Take a look around you. It doesn’t take a genius to see that the spreadsheet is everywhere. I once was at a company in the Midwest that estimated that 4,000,000 unique spreadsheets were created each year in just one building. (That was just a guess. Nobody really knew. It is entirely possible that the actual number was even higher.)
What does that mean? Among other things, it means that some employees at the company did little more than spend their days creating new spreadsheets.
So what’s the big attraction? For all the value of the spreadsheet, probably the single largest attraction is that of CONTROL. When I have my own spreadsheet, I have total and perfect control over what data goes onto the spreadsheet and how that data is to be interpreted. So autonomy of the end user is one of the biggest (if not the biggest) attractions of the spreadsheet.

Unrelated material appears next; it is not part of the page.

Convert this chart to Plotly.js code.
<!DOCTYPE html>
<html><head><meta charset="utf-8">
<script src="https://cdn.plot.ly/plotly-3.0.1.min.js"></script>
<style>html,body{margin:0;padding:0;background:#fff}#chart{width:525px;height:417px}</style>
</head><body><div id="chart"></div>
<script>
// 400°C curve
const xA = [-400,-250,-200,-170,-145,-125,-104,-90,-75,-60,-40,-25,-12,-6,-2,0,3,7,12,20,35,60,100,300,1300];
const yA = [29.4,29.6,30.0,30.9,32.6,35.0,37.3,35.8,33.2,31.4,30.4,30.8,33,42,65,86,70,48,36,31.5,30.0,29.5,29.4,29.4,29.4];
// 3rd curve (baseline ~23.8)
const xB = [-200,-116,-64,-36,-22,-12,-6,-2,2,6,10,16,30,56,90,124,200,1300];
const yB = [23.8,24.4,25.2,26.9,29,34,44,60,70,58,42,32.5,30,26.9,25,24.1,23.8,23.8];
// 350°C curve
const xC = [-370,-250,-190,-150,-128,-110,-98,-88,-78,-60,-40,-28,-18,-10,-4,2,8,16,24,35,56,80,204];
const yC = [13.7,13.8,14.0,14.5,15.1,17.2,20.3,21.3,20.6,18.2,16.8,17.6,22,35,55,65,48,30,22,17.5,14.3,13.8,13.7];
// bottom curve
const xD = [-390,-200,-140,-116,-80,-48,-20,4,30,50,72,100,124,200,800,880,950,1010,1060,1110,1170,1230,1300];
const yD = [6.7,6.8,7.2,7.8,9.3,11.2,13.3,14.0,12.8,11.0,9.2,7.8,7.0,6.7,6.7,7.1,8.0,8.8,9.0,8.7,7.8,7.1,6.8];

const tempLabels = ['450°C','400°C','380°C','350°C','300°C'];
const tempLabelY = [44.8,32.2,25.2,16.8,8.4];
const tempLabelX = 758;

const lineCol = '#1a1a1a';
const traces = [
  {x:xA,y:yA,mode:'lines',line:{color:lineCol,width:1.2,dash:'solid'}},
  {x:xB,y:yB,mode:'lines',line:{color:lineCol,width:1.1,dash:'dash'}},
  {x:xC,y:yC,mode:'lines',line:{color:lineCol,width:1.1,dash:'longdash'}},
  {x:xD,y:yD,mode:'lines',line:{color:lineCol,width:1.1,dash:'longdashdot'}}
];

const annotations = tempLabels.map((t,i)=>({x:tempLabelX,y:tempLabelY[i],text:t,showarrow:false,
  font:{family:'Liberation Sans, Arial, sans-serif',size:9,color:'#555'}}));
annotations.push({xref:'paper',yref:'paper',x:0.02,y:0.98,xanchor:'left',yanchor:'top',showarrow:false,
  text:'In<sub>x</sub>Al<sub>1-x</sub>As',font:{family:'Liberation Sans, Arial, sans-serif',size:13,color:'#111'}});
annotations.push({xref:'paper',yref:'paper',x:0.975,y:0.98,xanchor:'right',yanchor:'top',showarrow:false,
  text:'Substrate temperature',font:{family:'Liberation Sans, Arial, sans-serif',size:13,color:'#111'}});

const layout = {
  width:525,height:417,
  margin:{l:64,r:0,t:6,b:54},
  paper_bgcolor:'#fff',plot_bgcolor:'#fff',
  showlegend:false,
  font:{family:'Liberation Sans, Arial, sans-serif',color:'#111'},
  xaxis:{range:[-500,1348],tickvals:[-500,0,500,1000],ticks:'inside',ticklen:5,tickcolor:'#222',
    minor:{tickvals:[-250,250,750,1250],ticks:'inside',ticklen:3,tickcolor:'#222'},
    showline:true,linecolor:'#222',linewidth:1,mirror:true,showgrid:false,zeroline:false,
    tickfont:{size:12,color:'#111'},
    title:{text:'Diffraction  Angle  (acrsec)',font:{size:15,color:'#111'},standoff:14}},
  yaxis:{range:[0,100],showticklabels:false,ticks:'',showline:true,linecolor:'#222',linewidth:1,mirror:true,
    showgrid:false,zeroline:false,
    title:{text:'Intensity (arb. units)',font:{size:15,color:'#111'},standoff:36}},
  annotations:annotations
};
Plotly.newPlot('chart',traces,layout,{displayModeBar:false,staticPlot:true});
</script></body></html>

Another attraction of the spreadsheet is that I can get the data on a computer. I don’t need the IT department to create a new transaction or a new report in order for me to create my own small form of automation. I can have my own automation immediately.
Yet another attraction of the spreadsheet is that I can get the spreadsheet to do things for me. I can cause it to add numbers together, and I can get it to do multiplications and divisions. If I want to do something other than the mere collection of data, then I can get the spreadsheet to do lots of things.
There are other ancillary uses of the spreadsheet. I can use the spreadsheet to document things. I can use the spreadsheet as a form of communication. I can use the spreadsheet as a form of analysis. At the end of the day, the technology that supports the spreadsheet is inexpensive. In a word, there are good reasons why the spreadsheet is as popular as it is.
The Dark Side of Spreadsheets
But is the spreadsheet a really good thing? It turns out there are some really dark sides to the spreadsheet. Consider the following:
- Because the spreadsheet is so easy to use, anyone can enter a number on it. I could walk in one day and decide that I need to change monthly revenue numbers. Can I do this? Sure I can. Does my employer like me doing this? Probably not. Does the IRS like me doing this? Certainly not. If I want auditable numbers, the spreadsheet is not the place to find them.
- One day my computer crashes and I lose all my data on the computer, including all my spreadsheets. Can I easily and automatically recreate my spreadsheets? The answer is that unless I have already thought about it and prepared for such an eventuality, I am out of luck. There is no nice, neat and easy way to automatically recreate my spreadsheets unless I have prepared for it.
- One day I excitedly share my spreadsheet results with management. Then my neighbor shares her spreadsheet results with management. The problem is that her spreadsheet results are in direct contradiction with my results. How do I defend my results? How do I convince management of the truth of my spreadsheet and the inadequacies of my neighbor’s spreadsheet? My organization has a problem on its hands.
- One day I look over a spreadsheet I created six months ago. Now I can’t figure out how the calculations were made or even where the data came from.
- One day I want to examine someone else’s spreadsheet. I find the little formulas that sit behind every cell in a spreadsheet. The problem is that trying to decipher the meaning of a given cell is like trying to understand Greek. And I don’t read or understand Greek.
So there is no question that spreadsheets are pervasive. And there is no question that spreadsheets have solved some of the world’s problems when it comes to management of data. But spreadsheets come with a whole new set of problems.